After the arrests: What’s next for Hammocks HOA?
“Big kahuna” in investigation will be determining if residents lost their homes in fake foreclosures filed under ex-board, Judge Beatrice Butchko said in court
In the weeks following the arrests of five people accused of running a massive fraud at the Hammocks, a court-appointed receiver is working to make South Florida’s biggest residential community whole.
The management and security firms that once worked at the Hammocks are now gone, and new firms are being hired, while a hotline for residents to report problems has fielded over 2,000 calls, receiver David Gersten said during a court hearing on Thursday.
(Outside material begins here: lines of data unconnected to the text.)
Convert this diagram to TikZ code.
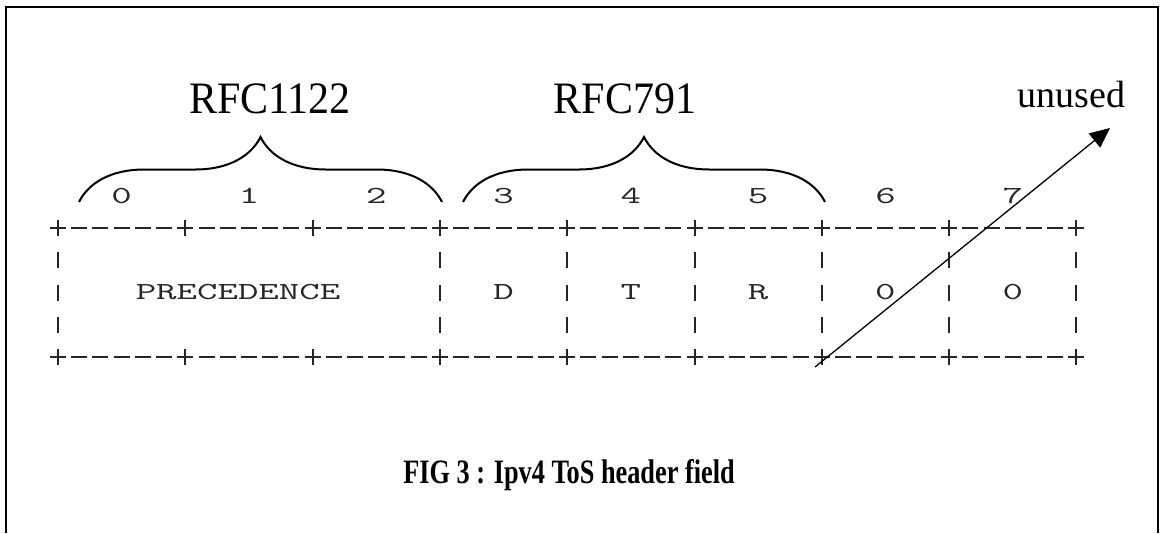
\documentclass[tikz,border=0pt]{standalone}
\usepackage{fontspec}
\setmainfont{Liberation Serif}
\usepackage{graphicx}
\usetikzlibrary{arrows.meta,decorations.pathreplacing}
\newcommand{\stretchtt}[1]{\scalebox{1.62}[1]{\ttfamily #1}}

\begin{document}
\begin{tikzpicture}[x=1pt,y=-1pt,
  rfclabel/.style={font=\fontsize{42}{42}\selectfont, anchor=base, inner sep=0pt},
  rfcbrace/.style={decorate, decoration={brace, amplitude=65pt}, line width=2pt},
  bitlabel/.style={font=\fontsize{24.5}{24.5}\selectfont, anchor=base, inner sep=0pt, black!85},
  asciirow/.style={line width=2pt, black!85, dash pattern=on 16pt off 5.2167pt},
  asciibar/.style={line width=2pt, black!85, dash pattern=on 16pt off 16.3pt},
  asciitick/.style={line width=2pt, black!85}]
  \useasboundingbox (0,0) rectangle (1162,533);
  % open frame
  \draw[line width=2pt] (6,533) -- (6,7) -- (1158,7) -- (1158,533);

  % RFC groups
  \node[rfclabel] (rfc1122) at (270,113) {\scalebox{1}[1.07]{RFC1122}};
  \node[rfclabel] (rfc791) at (625,113) {\scalebox{1}[1.07]{RFC791}};
  \node[rfclabel, font=\fontsize{38}{38}\selectfont] (unused) at (1071.5,107) {unused};
  \coordinate (lowstart) at (79,202);
  \coordinate (lowend) at (442,202);
  \coordinate (midstart) at (463,202);
  \coordinate (midend) at (825,202);
  \draw[rfcbrace] (lowstart) -- (lowend);
  \draw[rfcbrace] (midstart) -- (midend);

  % bit numbers
  \foreach \b in {0,...,7}
    \node[bitlabel] (bit\b) at ({121.7+127.3*\b},203) {\stretchtt{\b}};

  % ascii table
  \draw[asciirow] (50,228) -- (1084.4,228);
  \draw[asciirow] (50,357.2) -- (1084.4,357.2);
  \foreach \k in {0,3,4,5,6,7,8}
    \draw[asciibar] ({58+127.3*\k},220) -- ({58+127.3*\k},365.2);
  \foreach \k in {1,2} {
    \draw[asciitick] ({58+127.3*\k},220) -- ({58+127.3*\k},236);
    \draw[asciitick] ({58+127.3*\k},349.2) -- ({58+127.3*\k},365.2);
  }
  \node[bitlabel] (prec) at (238,299) {\stretchtt{PRECEDENCE}};
  \foreach \name/\lab/\col in {delay/D/21, thru/T/27, rel/R/33, sixth/0/39, seventh/0/45}
    \node[bitlabel] (\name) at ({58+21.2167*\col},299) {\stretchtt{\lab}};

  % unused bits
  \coordinate (tail) at (815,367);
  \coordinate (tip) at (1110,128);
  \draw[line width=1.3pt, -{Triangle[length=20pt,width=18pt]}] (tail) -- (tip);

  \node[anchor=base, font=\bfseries\fontsize{26.3}{26.3}\selectfont] (caption) at (569,483)
    {\scalebox{1}[1.3]{FIG 3 : Ipv4 ToS header field}};
\end{tikzpicture}
\end{document}
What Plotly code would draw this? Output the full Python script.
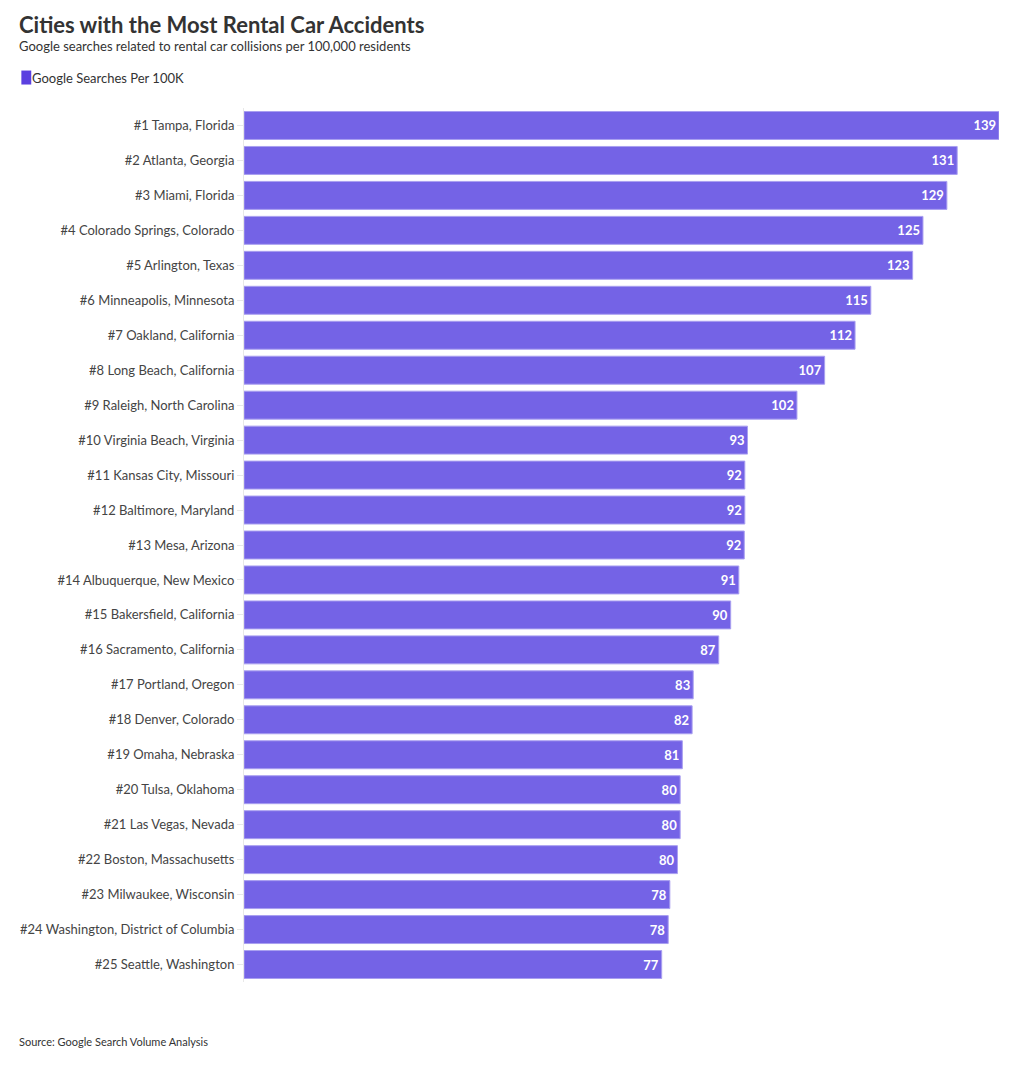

An overhaul of the community’s landscaping is in store, and an investigation into the former board’s potentially illegal spending will hopefully claw back misappropriated funds to residents, he said.
His report comes less than two months after four former board members and the husband of an ex-board president were arrested on charges tied to allegations they siphoned roughly $2 million from homeowners association coffers, which are mainly bankrolled by residents’ assessments.
The Hammocks, which spans 3,800 acres in south Miami-Dade County and has more than 18,000 residents, also is poised to vote for a new board. The election is expected in March, said Gersten, who reported the progress he and his team of attorneys are making at the Hammocks in front of Judge Beatrice Butchko. He was appointed as receiver in a civil lawsuit resident Ana Danton filed against the HOA last year. Butchko is overseeing the case.
FirstService Residential was appointed as the new property manager after it was “double vetted,” and a contract is being negotiated with security company Elite Guard, which is expected to start working at the Hammocks the week of Jan. 23, Gersten said.
Gersten’s team has discovered 13 HOA bank accounts in four banks, which is too many and an immediate “red flag,” Gersten said.
“We need to find out if money was blatantly going out the door,” Butchko said.
“I think your honor’s fear is going to be realized,” Gersten responded, adding that new information will be shared with the state attorney’s office. “The homeowners are not going to be happy about it. But we are going to dig into it.”
The accounts have a balance of $1.1 million, giving the Hammocks at least some operating budget to go forward, though there also is a nearly $400,000 loan left to be repaid, he said.
Gersten and his team are diving into the more than 120 lawsuits involving the Hammocks to find out if some are meritless. But much depends on obtaining case files from prior HOA attorneys, Gersten said.
This includes possible fraudulent foreclosures filed against residents since 2013.
“This is going to be the big kahuna because if people were fraudulently foreclosed upon, my concern is that members of the prior board could have been buying these properties at auction, and could own them under pseudonyms,” Butchko said. “If that is true, then it is a tragedy that people lost their properties and homesteads.”
At the hearing, some residents raised concerns with the receiver and other attorney’s fees. Gersten and all other lawyers helping him reduced their rates, with Gersten dropping his fees by12 percent to $73,000 a month.
“I need the residents to hold onto their hats and understand that this is going to be expensive for the next couple of weeks, and then we need to try to recover,” Butchko said.
In the ongoing criminal case, an investigator charges that funds were siphoned through the use of fake vendors who received HOA funds under the guise of providing services to the community, such as maintenance. The state attorney’s office has warned more arrests are likely.
In November, police arrested former board members Marglli Gallego, Myriam Rodgers, Yoleidis Lopez Garcia and Monica Isabel Ghilardi, as well as Gallego’s husband, Jose Antonio Gonzalez, who ran two of the allegedly fake vendor companies. Gallego was HOA president until her first arrest in 2021 over charges of misappropriating funds.
All have pleaded not guilty.
“We are very curious to see what they [authorities] have to support those allegations, especially as it pertains to Mr. Gonzalez,” attorney Jude Faccidomo, who represents Gonzalez, previously told The Real Deal.
The Hammocks includes 6,500 single-family homes, apartments and townhouses stretching between Southwest 120th and 88th streets and between Southwest 147th and 162nd avenues.
The criminal case shone a light on the shortcomings of the state HOA law, which puts the onus of going after possibly rogue boards on residents — and not on a governmental authority.
As Gersten and the forensic accountant work to track financial spending, they will try to recoup funds misappropriated from residents, including those that could have ended up in foreign accounts.
Gallego is accused of directing some of the misappropriated money sent to a bank account with her name in her native Colombia, according to the November arrest affidavit.
The next phase will be to go after the funds “like a bulldog,” Gersten said.